Sleeppers – Subconscious Nocturnal Activity

Pour accompagner la sortie de ce deuxième album de Sleeppers, Vicious Circle annonçait un disque bruitiste et mélodique avec « Unsane et Neurosis en ligne de mire ». Un dossier de presse se doit d’être court et incisif as hell, malheureusement le Diable se cache dans les nuances et la formule se transformera en raccourci assez systématique dans les fanzines de 1997. Certes, l’univers de « Subconscious Nocturnal Activity » interpellera celles et ceux qui ressentent épidermiquement les assauts acides d’Unsane et la noirceur profonde de Neurosis. Mais le rapprochement avec ces deux références (avec lesquelles Sleeppers a tout de même pactisé lors d’une tournée mémorable l’année précédente) n’apparait qu’en filigrane dans la noise du trio bordelais autant empreinte de sludge que de punk hardcore. Complexe, brut et diablement fin à la fois, le désormais power-trio se révèle sur ces 10 titres absolument dantesque, notamment grâce à un batteur, Fred Girard, qui mine de rien est ce qui se fait de mieux dans le monde des vivants, avec le bon goût de ne pas chercher à l’étaler.

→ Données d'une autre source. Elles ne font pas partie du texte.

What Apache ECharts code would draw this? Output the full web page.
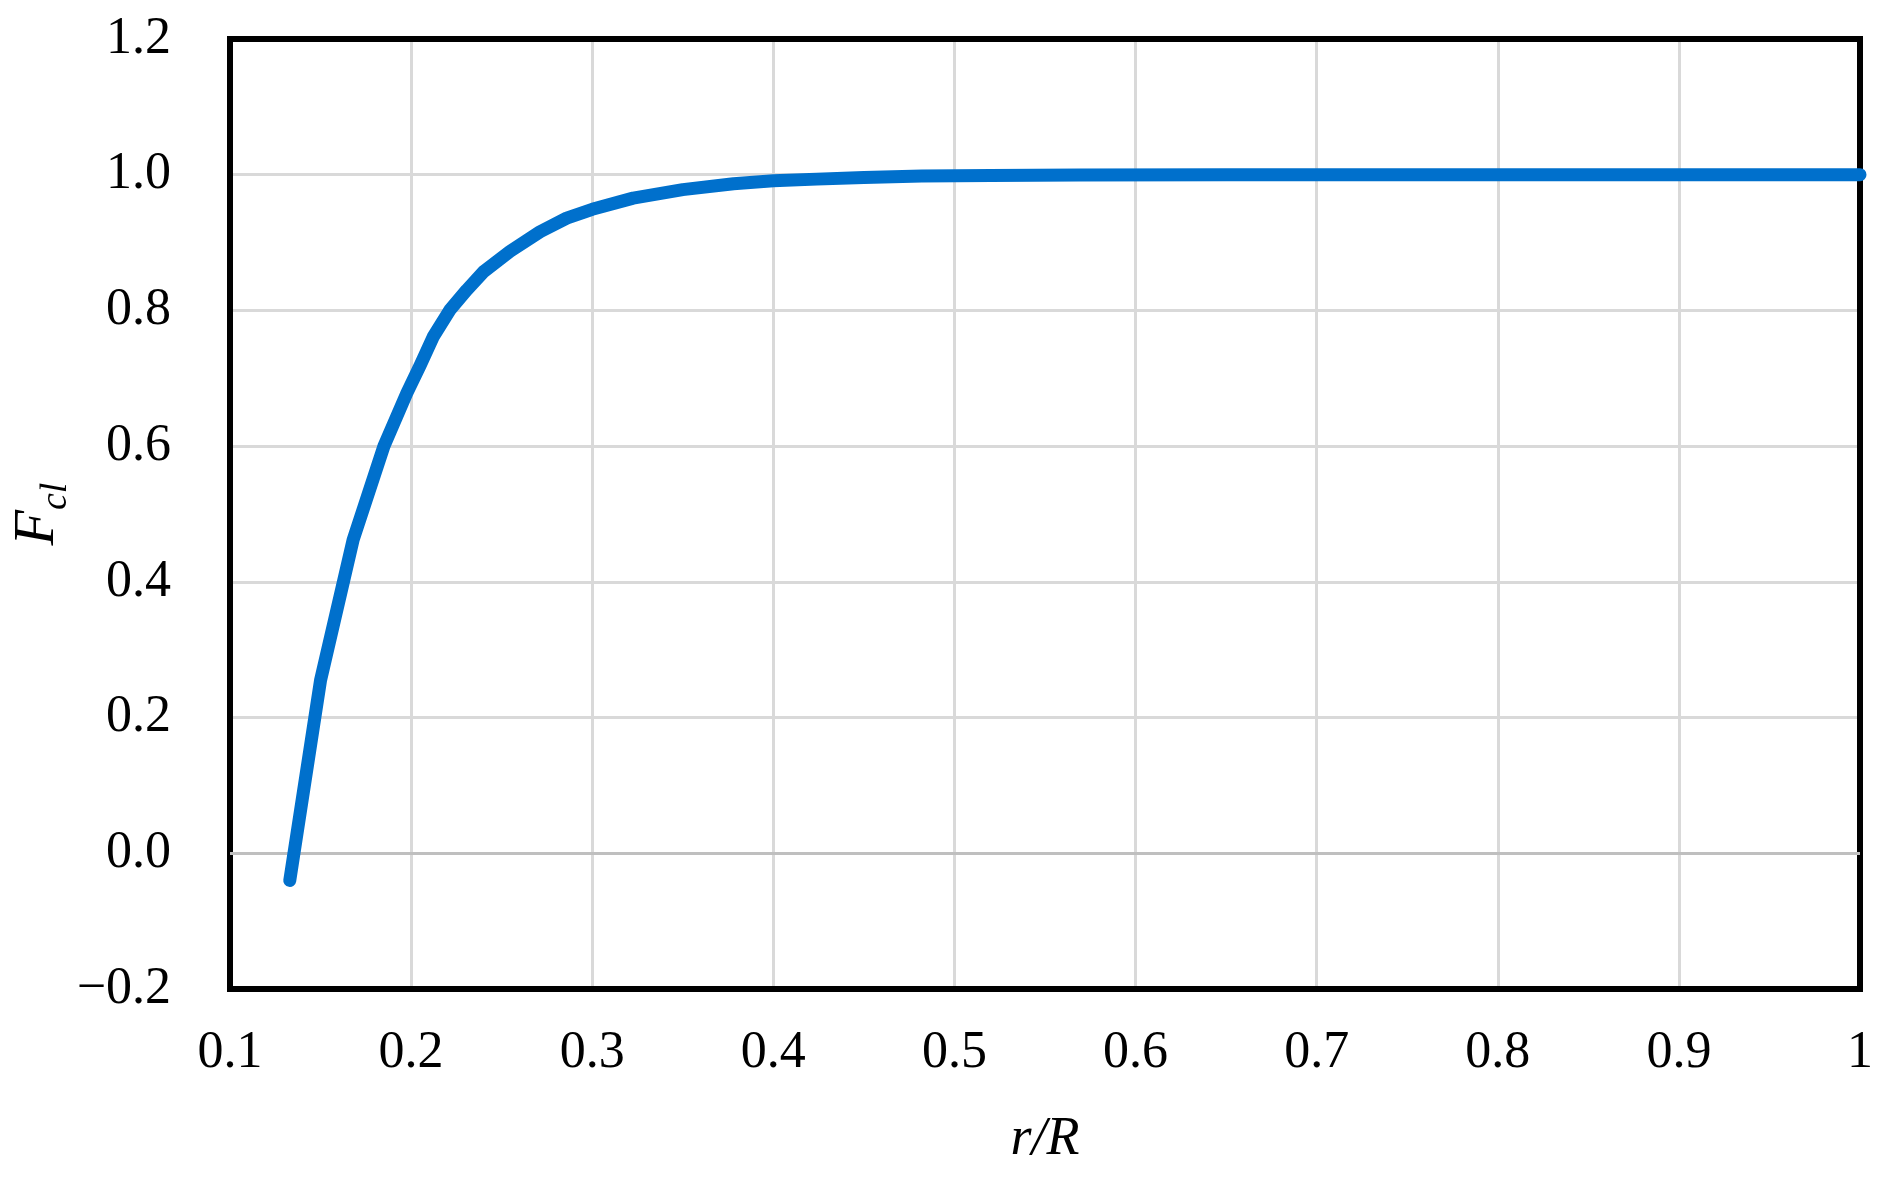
<!DOCTYPE html>
<html>
<head>
<meta charset="utf-8">
<script src="https://cdn.jsdelivr.net/npm/echarts@6/dist/echarts.min.js"></script>
<style>
html,body{margin:0;padding:0;background:#fff;}
#chart{width:1892px;height:1187px;}
</style>
</head>
<body>
<div id="chart"></div>
<script>
// r/R values
const rR = [0.133, 0.150, 0.168, 0.185, 0.1976, 0.205, 0.2123, 0.2215, 0.2307, 0.240, 0.2546, 0.2712, 0.2859, 0.300, 0.3226, 0.350, 0.378, 0.400, 0.424, 0.450, 0.482, 0.520, 0.569, 0.650, 0.750, 0.850, 1.000];
// F_cl values
const Fcl = [-0.040, 0.255, 0.462, 0.600, 0.678, 0.719, 0.7615, 0.801, 0.830, 0.857, 0.887, 0.916, 0.936, 0.949, 0.9655, 0.978, 0.9867, 0.991, 0.9935, 0.996, 0.998, 0.999, 0.9995, 1.0, 1.0, 1.0, 1.0];
// tick labels
const xTickValues = [0.1, 0.2, 0.3, 0.4, 0.5, 0.6, 0.7, 0.8, 0.9, 1.0];
const xTickLabels = ['0.1', '0.2', '0.3', '0.4', '0.5', '0.6', '0.7', '0.8', '0.9', '1'];
const yTickValues = [-0.2, 0.0, 0.2, 0.4, 0.6, 0.8, 1.0, 1.2];
const yTickLabels = ['\u22120.2', '0.0', '0.2', '0.4', '0.6', '0.8', '1.0', '1.2'];

function lookup(values, labels, v) {
  for (let i = 0; i < values.length; i++) {
    if (Math.abs(values[i] - v) < 1e-6) return labels[i];
  }
  return '';
}

const chart = echarts.init(document.getElementById('chart'), null, {renderer: 'canvas'});
const fontFam = '"Liberation Serif", "DejaVu Serif", serif';
const frameLine = {show: true, onZero: false, lineStyle: {color: '#000000', width: 6, cap: 'square'}};

chart.setOption({
  backgroundColor: '#ffffff',
  animation: false,
  grid: {
    left: 230, right: 32, top: 39, bottom: 198,
    outerBoundsMode: 'none', containLabel: false
  },
  xAxis: [{
    type: 'value', min: 0.1, max: 1.0, interval: 0.1, position: 'bottom',
    axisLine: frameLine, axisTick: {show: false},
    splitLine: {show: true, showMinLine: false, showMaxLine: false, lineStyle: {color: '#d9d9d9', width: 3}},
    axisLabel: {
      color: '#000', fontFamily: fontFam, fontSize: 52, margin: 38,
      formatter: v => lookup(xTickValues, xTickLabels, v)
    },
    name: 'r/R', nameLocation: 'middle', nameGap: 124, nameMoveOverlap: false,
    nameTextStyle: {color: '#000', fontFamily: fontFam, fontSize: 54, fontStyle: 'italic'}
  }, {
    type: 'value', min: 0.1, max: 1.0, interval: 0.1, position: 'top',
    axisLine: frameLine, axisTick: {show: false}, axisLabel: {show: false}, splitLine: {show: false}
  }],
  yAxis: [{
    type: 'value', min: -0.2, max: 1.2, interval: 0.2, position: 'left',
    axisLine: frameLine, axisTick: {show: false},
    splitLine: {show: true, showMinLine: false, showMaxLine: false, lineStyle: {color: '#d9d9d9', width: 3}},
    axisLabel: {
      color: '#000', fontFamily: fontFam, fontSize: 52, margin: 59,
      formatter: v => lookup(yTickValues, yTickLabels, v)
    },
    name: '{F|F}{s|cl}', nameLocation: 'middle', nameGap: 155, nameRotate: 90, nameMoveOverlap: false,
    nameTextStyle: {
      color: '#000', fontFamily: fontFam, fontStyle: 'italic',
      rich: {
        F: {fontSize: 58, fontFamily: fontFam, fontStyle: 'italic', color: '#000', verticalAlign: 'bottom', padding: [0, 0, 8, 0]},
        s: {fontSize: 38, fontFamily: fontFam, fontStyle: 'italic', color: '#000', verticalAlign: 'bottom'}
      }
    }
  }, {
    type: 'value', min: -0.2, max: 1.2, interval: 0.2, position: 'right',
    axisLine: frameLine, axisTick: {show: false}, axisLabel: {show: false}, splitLine: {show: false}
  }],
  series: [
    {
      name: 'zero', type: 'line', data: [], z: 1, silent: true,
      markLine: {
        silent: true, symbol: 'none', label: {show: false},
        lineStyle: {color: '#bfbfbf', width: 3, type: 'solid'},
        data: [{yAxis: 0}]
      }
    },
    {
      name: 'Fcl', type: 'line', z: 5,
      data: rR.map((x, i) => [x, Fcl[i]]),
      showSymbol: false, smooth: false,
      lineStyle: {color: '#0070cc', width: 13, cap: 'round', join: 'round'},
      itemStyle: {color: '#0070cc'}
    }
  ]
});
</script>
</body>
</html>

Tout cela est factuel. Mais ce n’est pas tout. Il reste une dimension qu’on ne découvre qu’à ses dépends.

Pour moi, c’était un soir, la veille d’un examen universitaire, fin 1998. D’un côté, une tôle certaine si je ne passe pas la nuit à réviser. De l’autre côté, une sérieuse fièvre et l’insistant appel de l’édredon qui va avec. Pour me donner du courage, je glisse « Subconcious Nocturnal Activity » dans le lecteur. Je le connais par cœur. Comme d’hab, il va me fouetter les fesses. L’anti-berceuse, le contre-feu parfait. J’ouvre mon classeur alors que Le Mal (celui du Bandits, Bandits de Terry Gilliam) me glisse furtivement une confidence à l’oreille. Je n’ai encore pas lu le moindre mot de mon cours qu’une porte s’ouvre. J’avais jusqu’alors cru à un riff de guitare, c’est une porte. Elle est lourde, affreusement grinçante, comme si ses gonds souffraient de ne pas avoir pivoté depuis des siècles. Derrière cette porte, une antichambre pas franchement rassurante. L’obscurité y est épaisse. Il faudra se guider à l’oreille, et celle-ci soupçonne un essaim, de la vermine, du gluant, du rampant. Malgré moi, je m’y faufile. Qu’est-ce que je fous là. « Ashes » accélère, la pente s’accentue, je glisse. Les limbes, sa maigre corniche tranchante. « Cannibal Butcher’s Shop Window » ne propose quasiment aucun appui, son souffle est féroce et Juliette Lewis balance des couperets, je dévisse encore. « Super-8 Eyes », pluie de boue, de sang, de pieux. La batterie, qui jusqu’alors volait avec la grâce menaçante d’un oiseau de proie, s’est abattue. C’est maintenant une chienne noire et la bête a faim. Son menu se planque sous mon crâne, qu’elle s’acharne à vouloir éclater entre ses molaires. Il ne résistera pas longtemps. Ma peau se hérisse de clous, un feu me consume mais moins que les hurlements damnés : – « Silence! Sickness! Weakness! » (« Al: 4.26 am »), qui m’assiègent un tympan et moins encore que leur contre-cris que je ne déchiffre pas mais hostiles, ça j’ai pigé, tourmentant le tympan opposé. Inexorablement, je m’enfonce, encore, titre après titre, cercle après cercle. Traversée de profondeurs impensables, des températures insoutenables. Et aux abysses, le froid. Glacial, métallique. Urbain. Les voix se sont tues et dans cette ultime étendue, « Infra Schizo Dub », on compte les corps. L’étape finale en vingt minutes de tribalité cyberpunk instrumentale, est, de loin, la plus éprouvante du voyage.

Le disque s’achève. Mon classeur est ouvert devant moi, toujours sur sa première page. Les images et sensations que je viens de traverser resteront scarifiées dans les tréfonds de mon âme, avec lesquels Sleeppers s’est amusé pendant 70 minutes. Parce qu’avec un titre aussi explicite, aucun doute que la créature à trois têtes maîtrise parfaitement les promesses de ce sommet de noise qu’elle vient de produire : « Subconcious Nocturnal Activity ».